Известия Уральского федерального университета. Серия 2: Гуманитарные науки (Jan 2024)
P. Czerwiński’s Dystopia International in the Context of the Young Polish Prose of the Early 21st Century
Abstract
This article analyses the novel International (2011) by Piotr Czerwiński, a representative of the so-called “post-PRL” generation and describes the worldview of this generation as a whole and its reasons. The change of the system rendered the romanticism of social resistance, which had been one of the most important pillars of Polish mentality and culture, pragmatically unclaimed. This tool of national consolidation, which had repeatedly proved its real effectiveness, lost its obvious field of application, and turned into an instrument of violence, because romantic myths continue to be present in Polish public consciousness and the subconscious, and are actively used by the authorities.
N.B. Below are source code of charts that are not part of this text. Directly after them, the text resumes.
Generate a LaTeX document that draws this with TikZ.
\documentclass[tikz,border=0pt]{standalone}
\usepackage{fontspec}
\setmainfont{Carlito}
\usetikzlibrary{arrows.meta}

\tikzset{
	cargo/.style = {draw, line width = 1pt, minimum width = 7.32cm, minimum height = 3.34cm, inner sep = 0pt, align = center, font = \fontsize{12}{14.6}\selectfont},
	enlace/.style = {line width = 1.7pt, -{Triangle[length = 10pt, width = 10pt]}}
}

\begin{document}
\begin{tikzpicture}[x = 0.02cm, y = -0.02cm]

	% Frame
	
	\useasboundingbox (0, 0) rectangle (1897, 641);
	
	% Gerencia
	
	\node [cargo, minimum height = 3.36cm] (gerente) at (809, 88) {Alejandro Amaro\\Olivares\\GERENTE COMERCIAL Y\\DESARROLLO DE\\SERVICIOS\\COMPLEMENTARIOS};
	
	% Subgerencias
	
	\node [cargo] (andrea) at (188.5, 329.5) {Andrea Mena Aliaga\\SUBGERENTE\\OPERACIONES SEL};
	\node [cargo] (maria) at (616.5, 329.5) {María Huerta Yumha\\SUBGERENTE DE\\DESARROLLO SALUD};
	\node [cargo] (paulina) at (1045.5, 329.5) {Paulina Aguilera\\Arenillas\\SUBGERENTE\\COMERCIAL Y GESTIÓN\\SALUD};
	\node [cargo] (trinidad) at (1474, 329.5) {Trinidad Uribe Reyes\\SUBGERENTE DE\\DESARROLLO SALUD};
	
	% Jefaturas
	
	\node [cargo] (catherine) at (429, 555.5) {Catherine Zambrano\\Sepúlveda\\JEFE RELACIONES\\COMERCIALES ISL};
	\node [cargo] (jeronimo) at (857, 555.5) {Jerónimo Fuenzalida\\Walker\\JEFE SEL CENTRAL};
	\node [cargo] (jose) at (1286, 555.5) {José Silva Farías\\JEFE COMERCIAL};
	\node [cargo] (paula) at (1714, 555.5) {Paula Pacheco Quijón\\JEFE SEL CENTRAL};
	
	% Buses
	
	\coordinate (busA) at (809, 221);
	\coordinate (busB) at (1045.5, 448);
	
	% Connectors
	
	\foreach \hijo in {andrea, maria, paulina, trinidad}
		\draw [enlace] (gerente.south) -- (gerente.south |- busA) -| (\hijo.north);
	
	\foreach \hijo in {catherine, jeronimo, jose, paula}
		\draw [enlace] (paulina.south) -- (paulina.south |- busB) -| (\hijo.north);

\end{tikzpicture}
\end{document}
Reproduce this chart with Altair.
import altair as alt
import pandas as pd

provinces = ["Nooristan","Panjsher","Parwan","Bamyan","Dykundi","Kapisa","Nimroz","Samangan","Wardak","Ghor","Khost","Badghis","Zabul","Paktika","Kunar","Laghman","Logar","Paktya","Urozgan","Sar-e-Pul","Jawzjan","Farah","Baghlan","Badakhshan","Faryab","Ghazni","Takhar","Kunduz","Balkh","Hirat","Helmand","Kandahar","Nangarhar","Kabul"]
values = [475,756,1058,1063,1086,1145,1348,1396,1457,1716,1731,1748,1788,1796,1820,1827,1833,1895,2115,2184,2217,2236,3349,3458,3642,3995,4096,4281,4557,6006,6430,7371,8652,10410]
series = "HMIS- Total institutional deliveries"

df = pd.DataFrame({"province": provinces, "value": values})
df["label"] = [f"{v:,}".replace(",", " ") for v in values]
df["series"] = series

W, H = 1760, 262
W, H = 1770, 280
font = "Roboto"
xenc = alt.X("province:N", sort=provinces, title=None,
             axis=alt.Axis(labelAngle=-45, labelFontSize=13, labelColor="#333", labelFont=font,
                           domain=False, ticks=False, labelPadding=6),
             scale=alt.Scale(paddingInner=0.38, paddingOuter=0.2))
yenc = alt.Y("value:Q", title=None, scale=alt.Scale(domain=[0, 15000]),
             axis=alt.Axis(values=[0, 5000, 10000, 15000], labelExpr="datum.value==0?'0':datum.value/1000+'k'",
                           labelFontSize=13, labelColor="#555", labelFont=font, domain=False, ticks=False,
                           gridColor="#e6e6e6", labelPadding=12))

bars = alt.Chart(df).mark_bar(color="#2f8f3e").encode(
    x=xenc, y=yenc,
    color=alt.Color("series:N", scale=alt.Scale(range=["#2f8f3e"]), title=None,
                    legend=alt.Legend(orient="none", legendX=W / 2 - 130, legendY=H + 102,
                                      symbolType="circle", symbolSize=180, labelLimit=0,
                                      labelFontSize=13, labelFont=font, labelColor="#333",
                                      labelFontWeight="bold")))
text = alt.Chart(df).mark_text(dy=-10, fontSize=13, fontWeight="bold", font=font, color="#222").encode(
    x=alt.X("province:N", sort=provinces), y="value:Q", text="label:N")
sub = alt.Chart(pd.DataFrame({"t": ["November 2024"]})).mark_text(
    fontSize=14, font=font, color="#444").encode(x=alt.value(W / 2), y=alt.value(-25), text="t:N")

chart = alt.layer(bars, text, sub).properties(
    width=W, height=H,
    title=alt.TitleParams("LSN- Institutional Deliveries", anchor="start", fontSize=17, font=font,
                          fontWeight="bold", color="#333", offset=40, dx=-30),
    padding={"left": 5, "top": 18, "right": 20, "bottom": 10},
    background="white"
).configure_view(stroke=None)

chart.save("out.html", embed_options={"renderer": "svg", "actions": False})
The deadlock between the two discourses — the new and the old, global consumerism and heroic martyrology — has led to a massively expressed sense of hopelessness, fear, and their own inferiority by young writers. Czerwiński’s text is considered from the perspective of the genres of utopia, dystopia, and post-dystopia. The aim of the study is to analyse and identify the supertask of Czerwiński’s ironic reinterpretation of the extra-literary context, to bring to absurdity the merged ideas of (super)Polishness and (super)consumerism. First of all, the novel refers to the specificity of the Polish mentality and only secondly is a warning for any nationalist “accentuation” of society. Attention is also paid to the linguistic aspect of the alarmism of the novel: the prose of the “post-PRL” generation, of which the analysed novel is a vivid example, is a reaction both to the dissatisfaction with Polish reality and to the inadequacy of the language functioning in society to this experience. As a result, the author concludes that for Czerwiński, as for other young prose writers of this time, the generation and experience of comic consciousness becomes only partially a liberating experience.